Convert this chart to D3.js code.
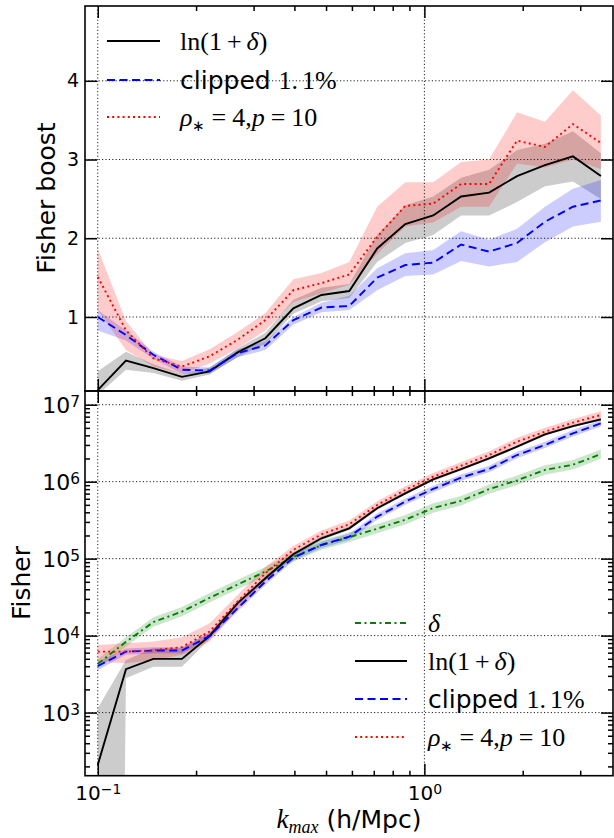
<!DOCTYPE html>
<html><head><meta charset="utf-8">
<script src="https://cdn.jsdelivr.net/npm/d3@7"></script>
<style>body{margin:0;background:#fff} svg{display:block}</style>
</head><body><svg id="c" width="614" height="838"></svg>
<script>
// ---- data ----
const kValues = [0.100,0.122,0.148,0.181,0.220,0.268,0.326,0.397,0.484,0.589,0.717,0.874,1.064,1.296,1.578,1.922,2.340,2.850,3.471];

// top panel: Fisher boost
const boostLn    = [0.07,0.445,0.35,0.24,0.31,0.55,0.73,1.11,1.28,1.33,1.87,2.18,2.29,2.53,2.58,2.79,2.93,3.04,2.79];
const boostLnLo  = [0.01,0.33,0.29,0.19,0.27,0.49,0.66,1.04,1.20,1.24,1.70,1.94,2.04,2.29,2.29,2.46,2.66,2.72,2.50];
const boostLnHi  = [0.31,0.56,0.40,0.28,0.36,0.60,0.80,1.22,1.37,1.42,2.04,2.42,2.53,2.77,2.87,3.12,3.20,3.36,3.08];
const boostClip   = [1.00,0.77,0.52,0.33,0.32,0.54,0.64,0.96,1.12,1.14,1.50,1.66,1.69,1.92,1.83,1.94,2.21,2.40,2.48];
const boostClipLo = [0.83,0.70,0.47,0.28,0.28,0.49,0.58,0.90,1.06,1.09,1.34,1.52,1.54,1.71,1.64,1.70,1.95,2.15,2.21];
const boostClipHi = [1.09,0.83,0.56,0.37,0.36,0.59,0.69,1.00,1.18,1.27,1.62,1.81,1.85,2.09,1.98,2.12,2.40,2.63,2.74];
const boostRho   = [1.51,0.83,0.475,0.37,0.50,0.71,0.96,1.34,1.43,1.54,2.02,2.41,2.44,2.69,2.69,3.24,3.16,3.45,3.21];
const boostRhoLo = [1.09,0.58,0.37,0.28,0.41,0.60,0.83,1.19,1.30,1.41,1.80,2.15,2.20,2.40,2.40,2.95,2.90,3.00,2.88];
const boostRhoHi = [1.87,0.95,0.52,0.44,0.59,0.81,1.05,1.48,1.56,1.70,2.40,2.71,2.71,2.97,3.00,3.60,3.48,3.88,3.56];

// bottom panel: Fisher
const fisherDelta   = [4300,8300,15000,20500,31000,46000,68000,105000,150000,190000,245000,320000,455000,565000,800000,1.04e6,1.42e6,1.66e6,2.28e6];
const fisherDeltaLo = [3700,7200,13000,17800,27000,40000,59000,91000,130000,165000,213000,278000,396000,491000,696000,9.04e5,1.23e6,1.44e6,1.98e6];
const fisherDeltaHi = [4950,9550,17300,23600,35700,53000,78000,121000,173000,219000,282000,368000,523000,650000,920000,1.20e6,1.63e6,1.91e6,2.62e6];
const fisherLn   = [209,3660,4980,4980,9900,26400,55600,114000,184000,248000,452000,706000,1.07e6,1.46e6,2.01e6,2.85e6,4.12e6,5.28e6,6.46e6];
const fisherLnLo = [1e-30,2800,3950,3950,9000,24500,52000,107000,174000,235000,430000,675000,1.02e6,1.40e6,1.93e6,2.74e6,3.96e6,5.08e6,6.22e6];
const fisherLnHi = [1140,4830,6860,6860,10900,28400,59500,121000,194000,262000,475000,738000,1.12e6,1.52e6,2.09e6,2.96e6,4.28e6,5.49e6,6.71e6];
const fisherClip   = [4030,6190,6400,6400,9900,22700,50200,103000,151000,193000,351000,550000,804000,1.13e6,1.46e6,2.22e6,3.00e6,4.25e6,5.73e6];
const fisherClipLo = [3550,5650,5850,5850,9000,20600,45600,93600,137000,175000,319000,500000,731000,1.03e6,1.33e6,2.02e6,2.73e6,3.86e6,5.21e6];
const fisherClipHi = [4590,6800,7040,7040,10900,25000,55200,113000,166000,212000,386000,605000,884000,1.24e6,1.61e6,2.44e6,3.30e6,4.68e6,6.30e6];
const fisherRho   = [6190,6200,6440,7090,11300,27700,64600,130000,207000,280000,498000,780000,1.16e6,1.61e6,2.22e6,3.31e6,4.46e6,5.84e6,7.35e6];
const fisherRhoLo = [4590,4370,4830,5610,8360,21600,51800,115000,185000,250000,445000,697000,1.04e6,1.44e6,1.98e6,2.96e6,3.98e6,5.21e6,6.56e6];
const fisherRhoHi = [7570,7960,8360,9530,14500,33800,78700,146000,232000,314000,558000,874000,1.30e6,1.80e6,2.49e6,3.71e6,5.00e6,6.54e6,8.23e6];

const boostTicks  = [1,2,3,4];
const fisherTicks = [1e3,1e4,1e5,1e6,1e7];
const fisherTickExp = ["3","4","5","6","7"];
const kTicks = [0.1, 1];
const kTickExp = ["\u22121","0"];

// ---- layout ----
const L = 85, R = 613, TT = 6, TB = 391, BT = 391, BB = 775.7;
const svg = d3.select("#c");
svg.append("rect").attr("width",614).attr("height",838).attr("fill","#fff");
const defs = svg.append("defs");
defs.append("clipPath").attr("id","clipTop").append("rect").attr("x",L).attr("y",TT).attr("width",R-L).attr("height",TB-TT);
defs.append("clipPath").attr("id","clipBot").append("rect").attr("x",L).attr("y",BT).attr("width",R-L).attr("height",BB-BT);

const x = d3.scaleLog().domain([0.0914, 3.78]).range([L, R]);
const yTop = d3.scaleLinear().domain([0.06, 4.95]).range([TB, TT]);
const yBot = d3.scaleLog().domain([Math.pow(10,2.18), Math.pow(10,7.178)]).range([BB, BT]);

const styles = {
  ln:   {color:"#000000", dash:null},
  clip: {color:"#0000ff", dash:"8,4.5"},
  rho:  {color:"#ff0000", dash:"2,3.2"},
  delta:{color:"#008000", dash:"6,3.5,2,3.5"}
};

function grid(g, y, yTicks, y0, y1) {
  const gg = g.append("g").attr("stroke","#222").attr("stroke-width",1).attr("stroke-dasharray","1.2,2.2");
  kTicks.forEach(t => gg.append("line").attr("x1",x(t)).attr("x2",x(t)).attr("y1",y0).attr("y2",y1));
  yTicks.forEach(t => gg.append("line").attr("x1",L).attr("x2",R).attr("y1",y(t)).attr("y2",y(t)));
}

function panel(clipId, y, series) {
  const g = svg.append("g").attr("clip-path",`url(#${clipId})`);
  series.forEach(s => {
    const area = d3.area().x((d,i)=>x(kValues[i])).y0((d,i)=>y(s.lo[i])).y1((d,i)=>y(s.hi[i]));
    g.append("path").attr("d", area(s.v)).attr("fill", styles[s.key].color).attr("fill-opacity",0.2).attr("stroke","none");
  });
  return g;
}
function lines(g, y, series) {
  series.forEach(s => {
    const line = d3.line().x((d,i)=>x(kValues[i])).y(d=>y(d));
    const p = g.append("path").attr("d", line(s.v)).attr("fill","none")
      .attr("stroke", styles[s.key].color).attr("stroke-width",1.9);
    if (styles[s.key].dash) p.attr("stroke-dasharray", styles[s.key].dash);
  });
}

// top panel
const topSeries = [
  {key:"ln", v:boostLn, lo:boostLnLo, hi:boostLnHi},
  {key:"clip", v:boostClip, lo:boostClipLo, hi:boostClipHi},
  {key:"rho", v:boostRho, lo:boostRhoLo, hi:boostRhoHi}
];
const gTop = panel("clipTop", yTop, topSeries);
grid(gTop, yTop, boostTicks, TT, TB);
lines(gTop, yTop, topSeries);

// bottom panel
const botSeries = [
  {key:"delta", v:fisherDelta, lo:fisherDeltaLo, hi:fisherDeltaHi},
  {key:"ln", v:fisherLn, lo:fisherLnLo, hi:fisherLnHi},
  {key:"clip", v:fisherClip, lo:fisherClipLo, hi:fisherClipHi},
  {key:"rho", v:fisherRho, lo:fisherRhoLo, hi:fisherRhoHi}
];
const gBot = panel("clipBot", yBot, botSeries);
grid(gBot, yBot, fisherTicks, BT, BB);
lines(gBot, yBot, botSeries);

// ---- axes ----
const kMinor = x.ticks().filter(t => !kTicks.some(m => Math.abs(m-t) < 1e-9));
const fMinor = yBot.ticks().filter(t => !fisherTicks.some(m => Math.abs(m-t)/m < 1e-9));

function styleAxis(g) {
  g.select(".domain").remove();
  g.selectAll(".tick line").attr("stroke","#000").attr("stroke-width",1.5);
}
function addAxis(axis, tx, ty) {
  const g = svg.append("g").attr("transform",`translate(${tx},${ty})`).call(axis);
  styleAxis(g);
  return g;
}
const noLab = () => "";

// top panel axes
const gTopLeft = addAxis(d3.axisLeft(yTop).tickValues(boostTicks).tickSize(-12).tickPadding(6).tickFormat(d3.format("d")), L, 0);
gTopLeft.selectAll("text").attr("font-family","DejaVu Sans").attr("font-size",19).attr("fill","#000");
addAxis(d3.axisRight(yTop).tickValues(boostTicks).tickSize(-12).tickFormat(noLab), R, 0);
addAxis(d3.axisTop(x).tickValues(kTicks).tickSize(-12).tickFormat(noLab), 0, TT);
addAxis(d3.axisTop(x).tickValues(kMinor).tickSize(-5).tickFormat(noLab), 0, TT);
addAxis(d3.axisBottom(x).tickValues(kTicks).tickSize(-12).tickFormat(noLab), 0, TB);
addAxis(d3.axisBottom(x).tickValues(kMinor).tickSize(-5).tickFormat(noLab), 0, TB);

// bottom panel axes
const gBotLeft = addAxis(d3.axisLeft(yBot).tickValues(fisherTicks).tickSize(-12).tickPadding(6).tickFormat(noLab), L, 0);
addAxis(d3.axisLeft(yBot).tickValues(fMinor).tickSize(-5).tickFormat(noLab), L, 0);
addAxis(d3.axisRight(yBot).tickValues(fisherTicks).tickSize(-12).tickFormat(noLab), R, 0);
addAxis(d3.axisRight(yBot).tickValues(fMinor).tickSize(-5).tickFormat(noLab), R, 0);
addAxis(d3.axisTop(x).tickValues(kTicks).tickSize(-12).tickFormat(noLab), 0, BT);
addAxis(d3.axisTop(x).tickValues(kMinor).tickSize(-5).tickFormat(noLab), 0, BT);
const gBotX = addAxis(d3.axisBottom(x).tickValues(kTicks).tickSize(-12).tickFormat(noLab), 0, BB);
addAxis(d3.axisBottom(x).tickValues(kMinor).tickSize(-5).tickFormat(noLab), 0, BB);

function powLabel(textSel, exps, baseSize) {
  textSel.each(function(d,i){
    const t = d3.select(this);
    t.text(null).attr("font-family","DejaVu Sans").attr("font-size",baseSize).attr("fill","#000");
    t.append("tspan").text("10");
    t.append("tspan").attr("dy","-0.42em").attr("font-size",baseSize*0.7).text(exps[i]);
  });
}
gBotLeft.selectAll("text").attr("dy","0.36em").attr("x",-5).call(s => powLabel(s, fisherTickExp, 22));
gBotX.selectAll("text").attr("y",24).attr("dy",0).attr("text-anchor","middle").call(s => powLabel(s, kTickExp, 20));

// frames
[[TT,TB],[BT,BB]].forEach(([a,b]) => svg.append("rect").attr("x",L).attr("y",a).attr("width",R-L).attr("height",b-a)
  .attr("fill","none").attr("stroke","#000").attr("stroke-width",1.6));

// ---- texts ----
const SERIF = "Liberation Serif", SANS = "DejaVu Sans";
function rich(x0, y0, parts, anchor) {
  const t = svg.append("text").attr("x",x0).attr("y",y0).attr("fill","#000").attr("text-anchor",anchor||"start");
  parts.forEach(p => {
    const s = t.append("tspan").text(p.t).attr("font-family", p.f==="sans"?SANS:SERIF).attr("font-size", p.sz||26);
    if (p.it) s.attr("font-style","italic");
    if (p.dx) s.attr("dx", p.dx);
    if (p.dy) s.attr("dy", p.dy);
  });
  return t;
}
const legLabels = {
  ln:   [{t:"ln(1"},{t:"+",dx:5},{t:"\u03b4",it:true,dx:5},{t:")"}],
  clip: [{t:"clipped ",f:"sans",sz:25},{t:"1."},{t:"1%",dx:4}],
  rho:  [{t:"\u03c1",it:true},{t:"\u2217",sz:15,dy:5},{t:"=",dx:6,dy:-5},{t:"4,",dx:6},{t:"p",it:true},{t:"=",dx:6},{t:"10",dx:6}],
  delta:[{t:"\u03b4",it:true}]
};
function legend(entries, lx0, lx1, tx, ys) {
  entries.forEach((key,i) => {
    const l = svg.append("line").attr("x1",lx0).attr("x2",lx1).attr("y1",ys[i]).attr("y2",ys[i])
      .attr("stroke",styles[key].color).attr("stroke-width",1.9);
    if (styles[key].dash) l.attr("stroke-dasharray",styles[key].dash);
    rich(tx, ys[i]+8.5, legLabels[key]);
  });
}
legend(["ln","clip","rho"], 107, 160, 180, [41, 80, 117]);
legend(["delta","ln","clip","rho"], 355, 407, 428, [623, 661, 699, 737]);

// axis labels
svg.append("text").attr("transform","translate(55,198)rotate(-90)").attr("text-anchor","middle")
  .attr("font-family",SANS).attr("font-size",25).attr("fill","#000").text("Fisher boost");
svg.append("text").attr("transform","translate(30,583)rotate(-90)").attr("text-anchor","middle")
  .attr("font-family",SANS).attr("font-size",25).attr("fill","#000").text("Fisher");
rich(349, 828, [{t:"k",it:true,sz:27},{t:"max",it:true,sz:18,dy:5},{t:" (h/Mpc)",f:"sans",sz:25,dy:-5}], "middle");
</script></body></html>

....

Instructions to follow
Read the lines above. Gather those in which the string "this" is found.

Response
Convert this chart to D3.js code.
    const t = d3.select(this);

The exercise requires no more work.